In the comments from a few days ago,
JAC asks:
One question for you. You mention that Shiller's "own graph" suggest home prices are still overvalued. When I look at the graph and then "add a trend line" to "home prices", then home prices are indeed below the trend line now, which suggests they are undervalued, no?
My response to JAC was:
Are you including the bubble period in your trend? If you've got a 110-year period of relatively flat prices (adjusted for inflation), followed by a huge and temporary bubble, of course the trendline will be upward sloping. The bubble distorts the trendline's slope.
With my graphs I measure the pre-bubble trend only, to avoid any distortion. And surprise, surprise! It gives me a slope that closely matches the change in rental prices.
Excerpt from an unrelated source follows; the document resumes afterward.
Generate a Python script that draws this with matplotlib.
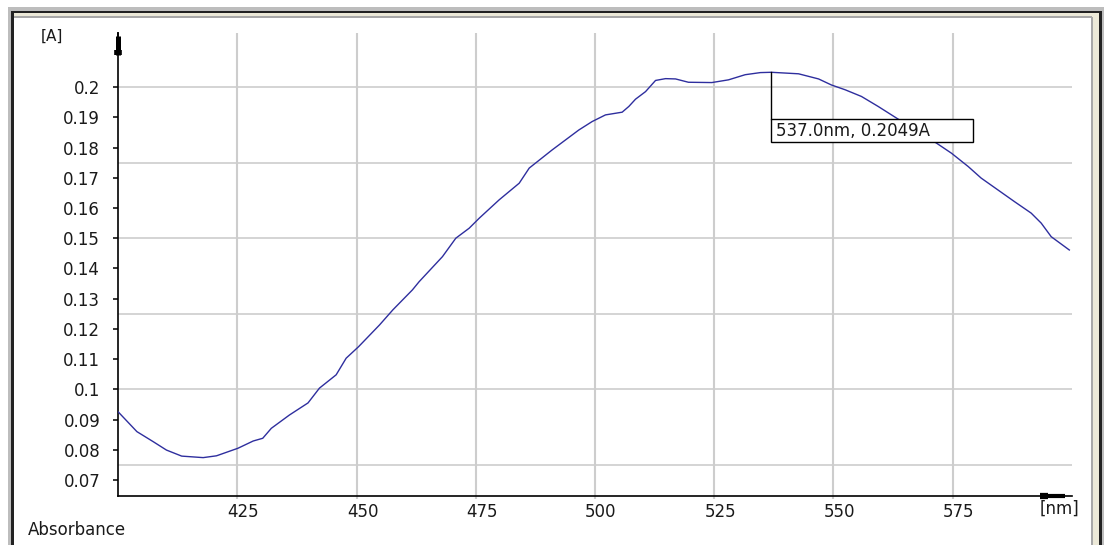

Here is Professor Robert Shiller's graph of housing prices (adjusted for inflation) since 1890. On it, I have drawn two trendlines. Eyeballing the two trendlines, which looks to you like a better measure of
normal housing prices, the
black trendline or the
red trendline?
The
black trendline measures housing prices for the entire 1890-2010 period, with 1950 being the midpoint. Notice it has two periods that add significant slope to the line. To the left of the midpoint, there is a roughly 25-year dip in prices from the end of World War I to the end of World War II. To the far right of the midpoint, there is a 10-year housing bubble.
The
red trendline only measures housing prices for the post-World War II part of the 20
th century, i.e. 1945-1999. I'm guessing that most people will see what they want to see, but to my eyes the
red trendline is a better measure of normal. It goes straight through the the graph of the 1890-1917 period, even though that's not data used to draw the
red trendline.
Now look at this graph, below. The
dark blue line graphs housing prices since 1983. The
magenta line graphs owner-equivalent rents since 1983. The two straight
black lines are trendlines for housing prices and rents, respectively. It should be obvious which trendline is measuring which data set.
Theoretically,
housing prices and
rents should rise at roughly the same rate. After all, rent is the revenue that housing generates. Yet, in the graph, the house price trendline is significantly steeper than the rent trendline, because the housing bubble distorts the house price trend.
Now look at this graph below. In this graph, the rent trendline has been removed (although the graph of owner-equivalent rent remains). As a replacement for the rent trendline, I have added a trendline for pre-bubble (1983-1999) house prices. Notice that although the pre-bubble trendline is slightly flatter than the graph of rents, its slope is still much closer to the rent line than the original house price trendline. To me, this verifies that a trendline of pre-bubble housing prices is a better measure of normal than a trendline of all housing prices.
Ultimately, however, the change in rents is a better measure of the long-term house price trend than any trendline you can draw.